By Olivia Funderburg, Marketing and Communications Intern

I had the privilege of watching the middle-schoolers of Marion Academy participate in the Arts for Learning program, Cultural Dance of West Africa, led by dancer Ronne Stone. Ronne worked with them on rhythm and got them singing and dancing. She taught them certain dances which originated from Africa and talked about her own African heritage.

Ronne started the class by introducing herself and for the first half taught them how to play the drums and sing an African song. She explained what rhythm was and how different parts of the drum speak in different tones. She then led the students through a rhythm pattern where they followed along with her and tried to copy what she was doing. The next part of the program was teaching the children an African song. Ronne taught them the lyrics and correct pronunciation. The students then put both the drumming and singing together. This last step proved to be a little rhythmically challenging so they were broken into groups to perform the song.
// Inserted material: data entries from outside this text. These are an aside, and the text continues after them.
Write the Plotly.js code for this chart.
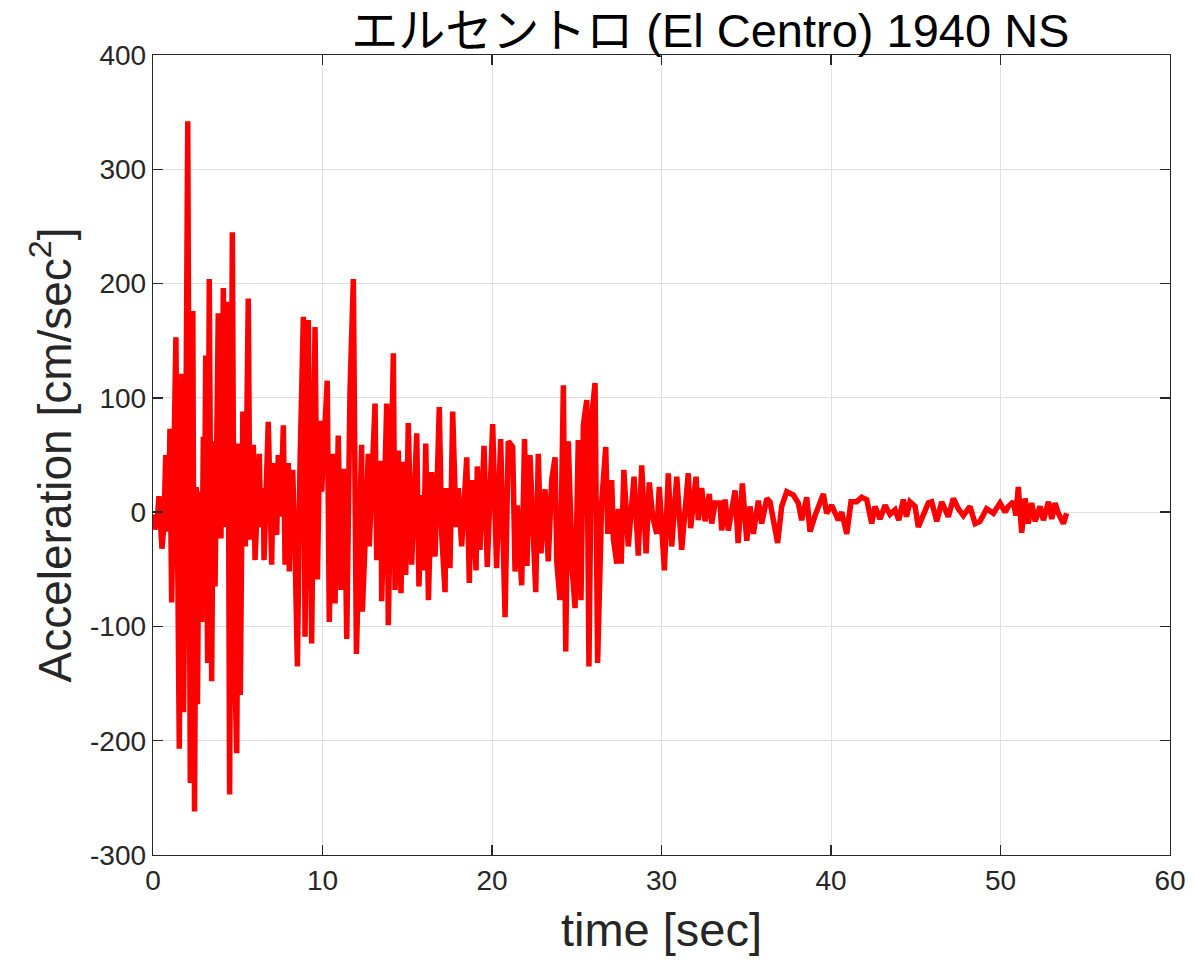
<!DOCTYPE html>
<html>
<head>
<meta charset="utf-8">
<script src="https://cdn.plot.ly/plotly-3.0.1.min.js"></script>
<style>html,body{margin:0;padding:0;background:#fff;}#chart{width:1194px;height:963px;}</style>
</head>
<body>
<div id="chart"></div>
<script>
const timeSec = [
0.0,0.1,0.25,0.35,0.53,0.65,0.75,0.9,1.0,1.1,1.35,1.55,1.7,1.8,1.9,2.05,2.2,2.35,2.45,2.55,2.62,2.72,2.87,2.97,3.03,3.11,3.22,3.32,3.46,3.56,3.66,3.85,4.01,4.15,4.29,4.42,4.52,4.68,4.8,4.94,5.05,5.15,5.3,5.45,5.62,5.72,5.92,6.02,6.27,6.35,6.51,6.55,6.8,7.0,7.1,7.3,7.39,7.53,7.69,7.79,7.98,8.04,8.12,8.24,8.38,8.52,8.67,8.87,8.97,9.16,9.36,9.56,9.7,9.85,9.95,10.28,10.4,10.6,10.74,10.93,11.09,11.29,11.43,11.62,11.82,12.0,12.31,12.35,12.55,12.7,12.76,13.1,13.2,13.45,13.49,13.79,13.88,14.18,14.28,14.47,14.63,14.77,14.91,15.06,15.26,15.56,15.69,15.85,15.95,16.09,16.25,16.44,16.64,16.89,17.03,17.23,17.29,17.52,17.68,17.88,18.01,18.21,18.51,18.66,18.8,19.06,19.13,19.29,19.53,19.72,20.04,20.27,20.51,20.77,20.96,21.22,21.36,21.49,21.75,21.92,22.06,22.24,22.58,22.73,22.89,23.13,23.32,23.52,23.72,23.82,24.01,24.21,24.35,24.5,24.74,24.9,25.09,25.25,25.39,25.59,25.72,25.88,26.08,26.23,26.47,26.71,26.83,27.06,27.16,27.36,27.45,27.62,27.78,28.04,28.38,28.63,28.83,29.09,29.28,29.48,29.72,29.87,30.17,30.4,30.6,30.9,31.19,31.58,31.72,32.04,32.17,32.37,32.57,32.82,32.96,33.16,33.45,33.55,33.75,33.94,34.34,34.52,34.77,35.03,35.22,35.42,35.71,35.91,36.21,36.4,36.85,37.09,37.39,37.78,38.07,38.27,38.57,38.76,39.06,39.29,39.55,39.74,40.04,40.43,40.63,40.93,41.18,41.51,41.81,42.11,42.4,42.6,42.89,43.19,43.48,43.78,44.0,44.27,44.45,44.66,44.96,45.15,45.45,45.74,45.94,46.24,46.53,46.92,47.22,47.51,47.81,48.2,48.5,48.79,49.18,49.58,49.97,50.27,50.46,50.76,50.91,51.05,51.25,51.45,51.64,51.84,52.04,52.33,52.53,52.83,53.02,53.22,53.41,53.71,53.9
];
const accel = [
-2,-15,-8,14,-32,-10,50,-17,73,-79,153,-207,121,-175,-30,342,-237,176,-262,22,-168,18,-96,66,-39,137,-132,204,-148,62,-65,174,-23,196,-13,184,-247,245,-120,-211,60,-160,88,-30,187,-24,59,-42,51,-13,21,-42,79,-46,43,-20,50,-4,76,-46,43,-52,19,37,-33,-135,40,171,-109,168,-115,162,-59,80,18,115,-96,51,-80,67,-68,38,-111,104,204,-124,59,-87,-13,51,-30,95,-42,45,-78,95,-99,139,-68,54,-71,44,-55,78,-46,69,-65,15,-51,60,-77,35,-39,92,-19,-70,21,-49,88,-13,21,-30,48,-62,28,-51,40,-33,58,-48,77,-49,64,-92,62,57,-52,6,-64,64,-47,50,-70,51,-36,20,-43,28,48,-43,-77,111,-122,62,-51,-84,63,-77,76,98,-135,83,113,-132,8,57,-19,28,-23,-45,3,-45,37,-30,31,-38,41,-36,26,-4,-19,22,-51,34,-30,31,-33,34,-14,31,-7,21,-8,16,-10,8,8,-16,11,-16,19,-27,25,-25,5,-19,10,-10,12,9,-27,5,18,15,8,-7,13,-17,-3,6,16,-1,6,-7,0,-19,9,9,13,11,-10,5,-6,6,-2,2,-7,11,-4,9,5,-13,-1,8,9,-8,9,-4,12,3,-3,5,-10,-8,3,-1,8,0,5,9,-3,22,-18,12,-10,8,-8,5,-7,9,-6,8,-1,-10,-1,0
];
const xTicks = [0,10,20,30,40,50,60];
const yTicks = [-300,-200,-100,0,100,200,300,400];
const titleText = 'エルセントロ (El Centro) 1940 NS';
const xTitle = 'time [sec]';
const yTitle = 'Acceleration [cm/sec<sup>2</sup>]';

const trace = {
  x: timeSec, y: accel, type: 'scatter', mode: 'lines',
  line: {color: '#FF0000', width: 5.5, shape: 'linear'},
  hoverinfo: 'none'
};
const axisCommon = {
  showline: true, mirror: 'ticks', linecolor: '#262626', linewidth: 1.3,
  ticks: 'inside', ticklen: 10, tickwidth: 1.3, tickcolor: '#262626',
  showgrid: true, gridcolor: '#e0e0e0', gridwidth: 1, zeroline: false,
  tickfont: {family: 'Liberation Sans, Arial, sans-serif', size: 28, color: '#262626'}
};
const layout = {
  width: 1194, height: 963,
  margin: {l: 153, r: 24, t: 55, b: 108, pad: 0},
  paper_bgcolor: '#ffffff', plot_bgcolor: '#ffffff',
  showlegend: false,
  title: {
    text: titleText, x: 0.548, xref: 'paper', xanchor: 'center',
    y: 0.968, yref: 'container', yanchor: 'middle',
    font: {family: 'Liberation Sans, Noto Sans CJK JP, sans-serif', size: 47, color: '#000000'}
  },
  xaxis: Object.assign({}, axisCommon, {
    range: [0, 60], tickvals: xTicks, ticktext: xTicks.map(String),
    title: {text: xTitle, standoff: 18, font: {family: 'Liberation Sans, Arial, sans-serif', size: 47, color: '#262626'}}
  }),
  yaxis: Object.assign({}, axisCommon, {
    range: [-300, 400], tickvals: yTicks, ticktext: yTicks.map(String),
    title: {text: yTitle, standoff: 4, font: {family: 'Liberation Sans, Arial, sans-serif', size: 46, color: '#262626'}}
  })
};
Plotly.newPlot('chart', [trace], layout, {staticPlot: true, displayModeBar: false});
</script>
</body>
</html>
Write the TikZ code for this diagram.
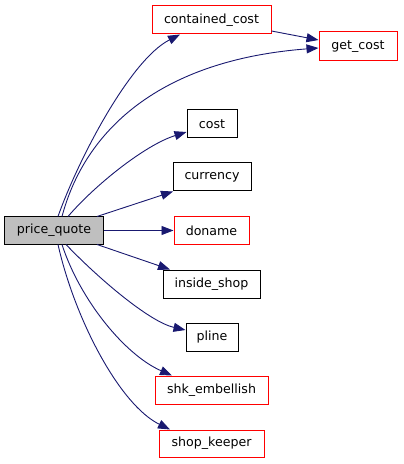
\documentclass[tikz,border=0pt]{standalone}
\usepackage{fontspec}
\setmainfont{DejaVu Sans}
\usetikzlibrary{arrows.meta}
\definecolor{edgeblue}{HTML}{191970}
\definecolor{nodegray}{HTML}{BFBFBF}
\tikzset{
  fn/.style={draw=black, line width=1bp, fill=white, minimum height=28bp, inner sep=0pt,
    font=\fontsize{12.6bp}{15bp}\selectfont},
  fnred/.style={fn, draw=red},
  fnmain/.style={fn, fill=nodegray},
  call/.style={draw=edgeblue, line width=0.9bp, -{Triangle[length=12bp,width=9bp]}, edgeblue}
}
\begin{document}
\begin{tikzpicture}[x=1bp,y=-1bp]
\useasboundingbox (0,0) rectangle (403,464);
\node[fnmain, minimum width=98bp, minimum height=27bp] (pq) at (54,230.5) {price\_quote};
\node[fnred, minimum width=119bp] (cc) at (211.5,20) {contained\_cost};
\node[fnred, minimum width=78bp, minimum height=29bp] (gc) at (358,46.5) {get\_cost};
\node[fn, minimum width=50bp] (co) at (212,124) {cost};
\node[fn, minimum width=78bp] (cur) at (212,177) {currency};
\node[fnred, minimum width=75bp, minimum height=27bp] (dn) at (211.5,230.5) {doname};
\node[fn, minimum width=97bp] (ins) at (211.5,284) {inside\_shop};
\node[fn, minimum width=52bp] (pl) at (212,337) {pline};
\node[fnred, minimum width=113bp] (shk) at (211.5,390) {shk\_embellish};
\node[fnred, minimum width=105bp, minimum height=27bp] (sk) at (211.5,443.5) {shop\_keeper};

\draw[call] ([xshift=4bp]pq.north) .. controls (78,160) and (130,60) .. ([xshift=-31.5bp]cc.south);
\draw[call] ([xshift=8bp]pq.north) .. controls (85,130) and (160,60) .. ([yshift=-1.5bp]gc.west);
\draw[call] ([yshift=-11bp]cc.east) -- ([yshift=6.5bp]gc.west);
\draw[call] ([xshift=14bp]pq.north) .. controls (95,185) and (145,145) .. ([yshift=-8bp]co.west);
\draw[call] ([xshift=43bp]pq.north) -- ([xshift=-39bp]cur.south);
\draw[call] (pq.east) -- (dn.west);
\draw[call] ([xshift=43bp]pq.south) -- ([xshift=-41.5bp]ins.north);
\draw[call] ([xshift=12bp]pq.south) .. controls (100,280) and (150,322) .. ([yshift=7bp]pl.west);
\draw[call] ([xshift=8bp]pq.south) .. controls (80,300) and (125,355) .. ([xshift=-39.5bp]shk.north);
\draw[call] ([xshift=4bp]pq.south) .. controls (75,320) and (120,405) .. ([xshift=-41.5bp]sk.north);
\end{tikzpicture}
\end{document}
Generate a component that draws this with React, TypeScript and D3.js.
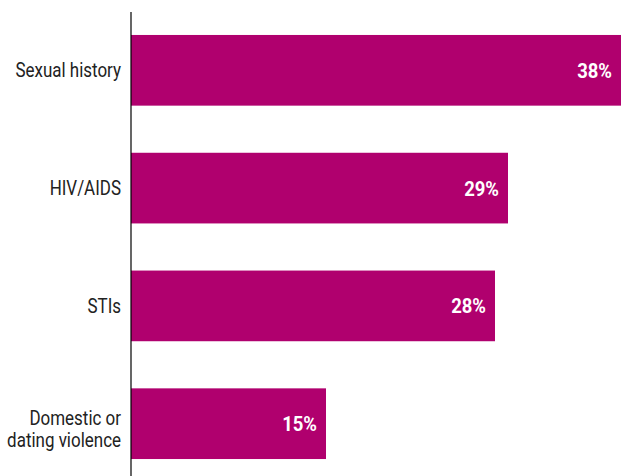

After teaching them the drums and a song, Ronne taught them a welcoming dance. The dancing got the students really excited. They were taught different movements and the meaning of each movement. After learning this welcoming dance they stood in their circle and Ronne led the dance through clapping. The smiles of the children grew bigger throughout the whole process of learning this dance. The last thing Ronne did with them was a little bit of free style and Simon Says. Each kid was given the chance to get in the center of the circle and do their own moves. She had them running around the room dancing and laughing. Ronne was able to teach these kids so many amazing things while helping them feel comfortable to express themselves.

Art and music provide children with a unique experience. Not only do they learn something new, but they are able to break out of their comfort zone and have a positive experience learning. The arts provide a safe environment where it is okay to act silly and have fun. I watched Ronne Stone work with these children with patience and love, while helping them feel comfortable in their own skin. At the beginning of class, some students did not seem very interested and acted like they did not want to be there, but by the end they were all actively participating with smiles on their face.